In line with expectations, the Fed obliged with a 0.25% cut, the third reduction this year. However, the accompanying outlook comments were rather more hawkish than had been expected.

The new number of rate cuts expected next year is now just two, from the previously guided four, with the central bank pointing to a new phase whereby cuts are less necessary given the strength of the underlying economy. This is pertinent to the Fed’s dual mandate, especially with employment expected to remain stable, and the potentially inflationary challenges ahead. As such, a reduction in January now appears to be off the table.

The projections completely wrongfooted the market, with the Dow Jones losing 2.6% and taking its losing streak to 10 days, which has not happened since 1974. The S&P500 and Nasdaq were lower by almost 3% and 3.6% respectively, with the losses amplified by stronger gains in the year up to this point.

Nursing a particular black eye was the Russell 2000 index, which fell 4.4%. Smaller and mid-cap companies rely more heavily on borrowing to fund investment in growing their businesses, and the Fed projections were a blow to the aspirations of lower rates next year of fuelling growth.

Even so, taken in the context of the gains made so far this year, the market falls were not only minimal but also possibly healthy as investors recalibrate their expectations. The Dow Jones remains ahead by 12.3% in the year to date, the S&P500 by 23.1% and the Nasdaq by 29.1%, where it remains to be seen whether the mega cap technology stocks will ride to the rescue in light of earnings which are increasingly seen as providing something of a defensive angle.

Asian markets were unsurprisingly lower amid the Wall Street revelations where, apart from domestic issues in the likes of Japan and China, the threat of potential tariffs from the incoming US administration have weighed on prospects.

Comments from the Bank of Japan alongside its decision to keep interest rates unchanged pointed to the “high uncertainties” of the business outlook, especially with regard to commodity prices and indeed inflation generally. In the meantime, the no-change decision weakened the yen against the dollar, putting pressure on importers which are already showing some signs of decline.

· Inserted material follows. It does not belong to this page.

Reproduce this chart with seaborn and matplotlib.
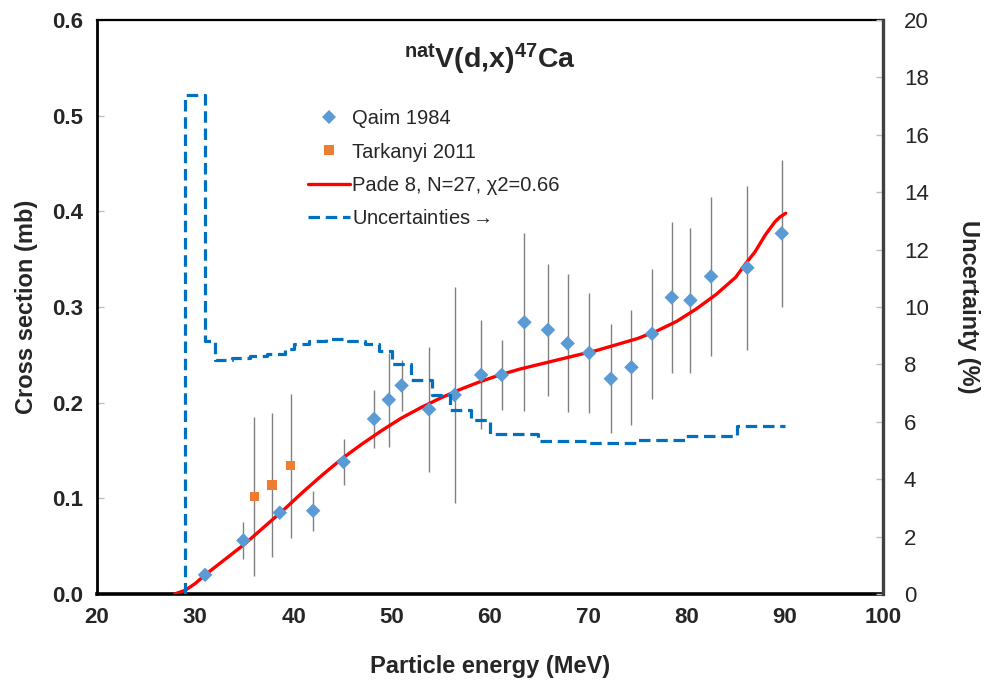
import numpy as np
import pandas as pd
import matplotlib
matplotlib.use("Agg")
import matplotlib.pyplot as plt
import seaborn as sns
from matplotlib.lines import Line2D

# ---------------- data ----------------
qaim_E = [31.0, 34.9, 38.6, 42.0, 45.1, 48.2, 49.7, 51.0, 53.8, 56.4, 59.1, 61.2,
          63.5, 65.9, 67.9, 70.1, 72.3, 74.4, 76.5, 78.5, 80.4, 82.5, 86.2, 89.7]
qaim_xs = [0.020, 0.056, 0.085, 0.087, 0.138, 0.183, 0.203, 0.218, 0.193, 0.208, 0.229, 0.229,
           0.284, 0.276, 0.262, 0.252, 0.225, 0.237, 0.272, 0.310, 0.307, 0.332, 0.341, 0.377]
qaim_err = [0.0, 0.019, 0.0, 0.021, 0.024, 0.030, 0.049, 0.027, 0.065, 0.113, 0.057, 0.037,
            0.093, 0.069, 0.072, 0.063, 0.057, 0.060, 0.068, 0.079, 0.076, 0.083, 0.086, 0.077]

tark_E = [36.0, 37.8, 39.7]
tark_xs = [0.102, 0.114, 0.134]
tark_err = [0.083, 0.075, 0.075]

fit_E = [27.9, 29.0, 30.0, 31.0, 33.0, 35.0, 37.0, 39.0, 41.0, 43.0, 45.0, 47.0, 49.0,
         51.0, 53.0, 55.0, 57.0, 59.0, 61.0, 63.0, 65.0, 67.0, 69.0, 71.0, 73.0, 75.0,
         77.0, 79.0, 81.0, 83.0, 85.0, 86.0, 87.0, 88.0, 89.0, 89.5, 90.1]
fit_xs = [0.0, 0.004, 0.011, 0.020, 0.036, 0.052, 0.070, 0.088, 0.107, 0.125, 0.142, 0.157,
          0.171, 0.184, 0.195, 0.205, 0.214, 0.222, 0.229, 0.235, 0.240, 0.245, 0.250, 0.255,
          0.261, 0.267, 0.275, 0.285, 0.298, 0.313, 0.331, 0.345, 0.358, 0.375, 0.389, 0.394, 0.398]

unc_E = [29.0, 29.0, 31.0, 32.0, 33.7, 35.6, 37.3, 39.1, 40.0, 41.6, 43.3, 45.5, 47.3,
         48.7, 50.0, 52.0, 54.1, 55.9, 58.1, 60.0, 64.9, 70.0, 75.0, 80.0, 85.1, 90.0]
unc_pct = [0.0, 17.4, 8.83, 8.14, 8.22, 8.29, 8.37, 8.55, 8.72, 8.83, 8.89, 8.83, 8.72,
           8.45, 8.02, 7.44, 6.92, 6.42, 6.05, 5.59, 5.33, 5.25, 5.35, 5.50, 5.84, 5.84]

x_ticks = [20, 30, 40, 50, 60, 70, 80, 90, 100]
y_ticks = [0.0, 0.1, 0.2, 0.3, 0.4, 0.5, 0.6]
y2_ticks = [0, 2, 4, 6, 8, 10, 12, 14, 16, 18, 20]

labels = ["Qaim 1984", "Tarkanyi 2011", "Pade 8, N=27, \u03c72=0.66",
          "Uncertainties" + r"$\rightarrow$"]

# ---------------- styling ----------------
sns.set_style("white")
plt.rcParams["font.family"] = ["Liberation Sans", "DejaVu Sans"]
plt.rcParams["mathtext.fontset"] = "custom"
plt.rcParams["mathtext.rm"] = "Liberation Sans"
plt.rcParams["mathtext.bf"] = "Liberation Sans:bold"
plt.rcParams["mathtext.it"] = "Liberation Sans:italic"

C_QAIM = "#5B9BD5"
C_TARK = "#ED7D31"
C_FIT = "#FF0000"
C_UNC = "#0070C0"
C_ERR = "#808080"

fig = plt.figure(figsize=(9.87, 6.83), dpi=100)
ax = fig.add_axes([0.0983, 0.1303, 0.7963, 0.8404])
ax2 = ax.twinx()

# error bars
qa = np.array(qaim_xs); qe = np.array(qaim_err)
ta = np.array(tark_xs); te = np.array(tark_err)
ax.vlines(qaim_E, qa - qe, qa + qe, color=C_ERR, lw=1.0, zorder=2)
ax.vlines(tark_E, ta - te, ta + te, color=C_ERR, lw=1.0, zorder=2)

# fit curve
sns.lineplot(x=fit_E, y=fit_xs, ax=ax, color=C_FIT, lw=2.4, estimator=None,
             sort=False, zorder=3, legend=False)

# data points
sns.scatterplot(x=qaim_E, y=qaim_xs, ax=ax, marker="D", color=C_QAIM, s=55,
                edgecolor="none", zorder=4, legend=False)
sns.scatterplot(x=tark_E, y=tark_xs, ax=ax, marker="s", color=C_TARK, s=45,
                edgecolor="none", zorder=4, legend=False)

# uncertainties (right axis)
sns.lineplot(x=unc_E, y=unc_pct, ax=ax2, color=C_UNC, lw=2.3, estimator=None,
             sort=False, drawstyle="steps-post", linestyle=(0, (3.6, 1.8)),
             legend=False)

# axes limits / ticks
ax.set_xlim(20, 100)
ax.set_ylim(0, 0.6)
ax2.set_ylim(0, 20)
ax.set_xticks(x_ticks)
ax.set_yticks(y_ticks)
ax2.set_yticks(y2_ticks)
ax.set_xticklabels([str(v) for v in x_ticks], fontweight="bold")
ax.set_yticklabels([f"{v:.1f}" for v in y_ticks], fontweight="bold")
ax2.set_yticklabels([str(v) for v in y2_ticks])

ax.tick_params(axis="both", direction="in", length=5, width=1, color="#BFBFBF",
               labelsize=16, pad=9)
ax.tick_params(axis="y", pad=10)
ax2.tick_params(axis="y", direction="in", length=5, width=1, color="#BFBFBF",
                labelsize=16, pad=15)

for name in ["left", "bottom", "top"]:
    ax.spines[name].set_color("black")
ax.spines["left"].set_linewidth(2.0)
ax.spines["bottom"].set_linewidth(2.6)
ax.spines["top"].set_linewidth(1.6)
ax2.spines["right"].set_color("#404040")
ax2.spines["right"].set_linewidth(2.4)
for name in ["left", "bottom", "top"]:
    ax2.spines[name].set_visible(False)
ax.spines["right"].set_visible(False)

ax.set_xlabel("Particle energy (MeV)", fontsize=17, fontweight="bold", labelpad=20)
ax.set_ylabel("Cross section (mb)", fontsize=17, fontweight="bold", labelpad=10)
ax2.set_ylabel("Uncertainty (%)", fontsize=17, fontweight="bold", rotation=270,
               labelpad=37)

# title inside the plot
ax.text(60.0, 0.559, r"$\mathbf{^{nat}V(d{,}x)^{47}Ca}$", fontsize=20.5,
        ha="center", va="center", transform=ax.transData)

# legend
handles = [
    Line2D([], [], linestyle="none", marker="D", color=C_QAIM, markersize=7, markeredgewidth=0),
    Line2D([], [], linestyle="none", marker="s", color=C_TARK, markersize=7, markeredgewidth=0),
    Line2D([], [], color=C_FIT, lw=2.4),
    Line2D([], [], color=C_UNC, lw=2.3, linestyle=(0, (3.6, 1.8))),
]
fig.legend(handles, labels, loc="upper left", bbox_to_anchor=(308 / 987, 1 - 109 / 683),
           frameon=False, fontsize=14.5, handlelength=2.1, handletextpad=0.1,
           labelspacing=0.72, borderpad=0, borderaxespad=0)

fig.savefig("out.png", dpi=100)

Interest rate deliberations remain the central theme this week, with the Bank of England revealing its latest decision at midday today. The central bank has been between a rock and a hard place for some time now, given stubborn inflationary pressures and growth which has been lukewarm to non-existent over recent times. Despite any need for stimulus to the economy, inflationary pressures - such as strong wage growth which is likely to be exacerbated by the measures announced in the Budget - are likely to win the day, leading to a widely expected no-change decision as the bank errs on the side of caution for the time being.

Ahead of the decision, UK markets followed the global lead and sagged helplessly at the open. The markdowns were almost universal, with the largest falls being felt in the mining sector, as well as those with significant US exposure such as Barclays (LSE:BARC), Entain (LSE:ENT) and Ashtead Group (LSE:AHT), while Scottish Mortgage Ord (LSE:SMT) also made an unwelcome appearance given its own technology focus. British American Tobacco (LSE:BATS) was also lower having been marked ex-dividend, with some minimal strength in the defensive utility stocks and a weaker sterling offering virtually no resistance.

The losses reduce the gains for the FTSE100 in the year to date to 4.8%, undoing some of the progress previously made. The premier index has now moved to being comfortably over 4% away from the highs recorded in May, with few prospects of a positive catalyst in sight.

The more domestically focused FTSE250 has borne the additional burden of being seen as something of a barometer for the wider UK economy, with its gains being pared to just 3.2% so far this year following this latest bout of weakness.